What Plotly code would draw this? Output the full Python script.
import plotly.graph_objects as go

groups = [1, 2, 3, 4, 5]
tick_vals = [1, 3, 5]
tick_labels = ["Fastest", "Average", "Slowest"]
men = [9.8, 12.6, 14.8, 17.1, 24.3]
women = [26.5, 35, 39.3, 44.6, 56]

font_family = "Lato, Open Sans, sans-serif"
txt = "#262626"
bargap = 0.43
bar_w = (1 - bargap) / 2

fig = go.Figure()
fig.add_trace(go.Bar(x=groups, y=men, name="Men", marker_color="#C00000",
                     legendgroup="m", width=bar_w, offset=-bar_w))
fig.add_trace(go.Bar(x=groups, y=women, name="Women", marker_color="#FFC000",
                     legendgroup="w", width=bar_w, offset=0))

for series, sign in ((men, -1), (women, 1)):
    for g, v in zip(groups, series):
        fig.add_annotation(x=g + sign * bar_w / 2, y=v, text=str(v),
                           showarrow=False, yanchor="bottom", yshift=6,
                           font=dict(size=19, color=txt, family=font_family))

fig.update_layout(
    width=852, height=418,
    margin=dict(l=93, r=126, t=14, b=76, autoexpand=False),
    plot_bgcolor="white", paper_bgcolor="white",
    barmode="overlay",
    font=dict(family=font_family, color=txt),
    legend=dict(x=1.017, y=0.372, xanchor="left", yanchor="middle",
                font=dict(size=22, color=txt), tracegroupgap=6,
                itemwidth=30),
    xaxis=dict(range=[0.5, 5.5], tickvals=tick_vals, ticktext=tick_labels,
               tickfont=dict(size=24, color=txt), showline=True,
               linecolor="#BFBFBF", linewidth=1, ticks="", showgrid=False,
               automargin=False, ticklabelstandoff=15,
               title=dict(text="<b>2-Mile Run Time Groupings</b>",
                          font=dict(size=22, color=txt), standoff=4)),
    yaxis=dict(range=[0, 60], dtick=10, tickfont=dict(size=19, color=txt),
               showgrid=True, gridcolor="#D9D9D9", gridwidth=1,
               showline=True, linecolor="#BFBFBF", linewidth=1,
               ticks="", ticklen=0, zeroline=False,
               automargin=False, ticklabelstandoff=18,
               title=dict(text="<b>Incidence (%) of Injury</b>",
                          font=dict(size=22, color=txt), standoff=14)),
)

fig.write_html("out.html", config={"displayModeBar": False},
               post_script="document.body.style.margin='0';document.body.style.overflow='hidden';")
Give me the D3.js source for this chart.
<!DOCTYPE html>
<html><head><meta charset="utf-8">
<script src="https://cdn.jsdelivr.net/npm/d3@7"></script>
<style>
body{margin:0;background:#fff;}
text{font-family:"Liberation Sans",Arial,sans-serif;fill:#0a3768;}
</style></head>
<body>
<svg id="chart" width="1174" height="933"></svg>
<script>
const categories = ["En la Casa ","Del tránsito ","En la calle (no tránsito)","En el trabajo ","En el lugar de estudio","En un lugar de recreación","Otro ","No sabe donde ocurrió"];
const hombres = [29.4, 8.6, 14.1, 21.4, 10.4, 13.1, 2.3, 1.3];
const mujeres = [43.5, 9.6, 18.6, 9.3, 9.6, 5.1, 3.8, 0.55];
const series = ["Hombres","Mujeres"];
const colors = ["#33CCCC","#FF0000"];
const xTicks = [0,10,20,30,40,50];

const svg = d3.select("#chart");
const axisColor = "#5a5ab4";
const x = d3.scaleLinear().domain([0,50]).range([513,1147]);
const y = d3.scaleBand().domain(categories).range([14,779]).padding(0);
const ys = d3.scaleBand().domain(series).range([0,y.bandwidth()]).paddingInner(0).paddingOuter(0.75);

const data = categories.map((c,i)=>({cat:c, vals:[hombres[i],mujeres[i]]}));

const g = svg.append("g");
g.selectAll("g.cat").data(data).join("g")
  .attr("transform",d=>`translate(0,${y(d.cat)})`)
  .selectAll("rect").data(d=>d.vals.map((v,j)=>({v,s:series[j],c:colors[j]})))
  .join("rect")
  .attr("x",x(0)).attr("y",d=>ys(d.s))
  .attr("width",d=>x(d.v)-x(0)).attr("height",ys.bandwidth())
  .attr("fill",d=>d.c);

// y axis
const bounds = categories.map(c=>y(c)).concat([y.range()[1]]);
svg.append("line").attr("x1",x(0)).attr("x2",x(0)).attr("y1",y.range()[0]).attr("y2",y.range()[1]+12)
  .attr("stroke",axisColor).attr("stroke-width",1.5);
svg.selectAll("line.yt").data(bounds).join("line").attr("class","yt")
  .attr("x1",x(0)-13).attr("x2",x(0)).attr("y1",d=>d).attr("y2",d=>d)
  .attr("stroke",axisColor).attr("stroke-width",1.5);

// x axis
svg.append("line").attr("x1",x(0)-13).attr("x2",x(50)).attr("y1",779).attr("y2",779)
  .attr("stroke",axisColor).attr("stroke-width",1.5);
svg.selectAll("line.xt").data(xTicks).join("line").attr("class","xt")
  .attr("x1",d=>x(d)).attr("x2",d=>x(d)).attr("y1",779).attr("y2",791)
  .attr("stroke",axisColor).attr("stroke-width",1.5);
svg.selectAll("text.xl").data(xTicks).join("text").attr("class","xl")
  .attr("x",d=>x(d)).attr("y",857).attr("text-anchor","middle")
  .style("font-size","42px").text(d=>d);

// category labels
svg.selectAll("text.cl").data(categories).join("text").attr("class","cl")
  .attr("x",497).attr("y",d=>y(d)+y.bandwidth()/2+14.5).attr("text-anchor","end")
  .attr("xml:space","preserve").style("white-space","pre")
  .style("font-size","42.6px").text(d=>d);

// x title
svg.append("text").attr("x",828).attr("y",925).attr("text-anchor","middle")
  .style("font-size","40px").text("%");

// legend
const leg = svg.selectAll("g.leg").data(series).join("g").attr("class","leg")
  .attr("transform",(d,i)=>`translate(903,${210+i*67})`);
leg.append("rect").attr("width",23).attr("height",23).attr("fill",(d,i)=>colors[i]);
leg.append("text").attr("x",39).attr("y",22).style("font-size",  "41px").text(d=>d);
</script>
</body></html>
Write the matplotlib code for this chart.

- - - - -

_WORK INSTRUCTIONS_
What is wanted is an exact copy of the lines from the line containing "Give me the D3.js source for this chart." to the line containing "const xTicks = [0,10,20,30,40,50];", both lines included, and of no other line.

_RIGHT ANSWER_
Give me the D3.js source for this chart.
<!DOCTYPE html>
<html><head><meta charset="utf-8">
<script src="https://cdn.jsdelivr.net/npm/d3@7"></script>
<style>
body{margin:0;background:#fff;}
text{font-family:"Liberation Sans",Arial,sans-serif;fill:#0a3768;}
</style></head>
<body>
<svg id="chart" width="1174" height="933"></svg>
<script>
const categories = ["En la Casa ","Del tránsito ","En la calle (no tránsito)","En el trabajo ","En el lugar de estudio","En un lugar de recreación","Otro ","No sabe donde ocurrió"];
const hombres = [29.4, 8.6, 14.1, 21.4, 10.4, 13.1, 2.3, 1.3];
const mujeres = [43.5, 9.6, 18.6, 9.3, 9.6, 5.1, 3.8, 0.55];
const series = ["Hombres","Mujeres"];
const colors = ["#33CCCC","#FF0000"];
const xTicks = [0,10,20,30,40,50];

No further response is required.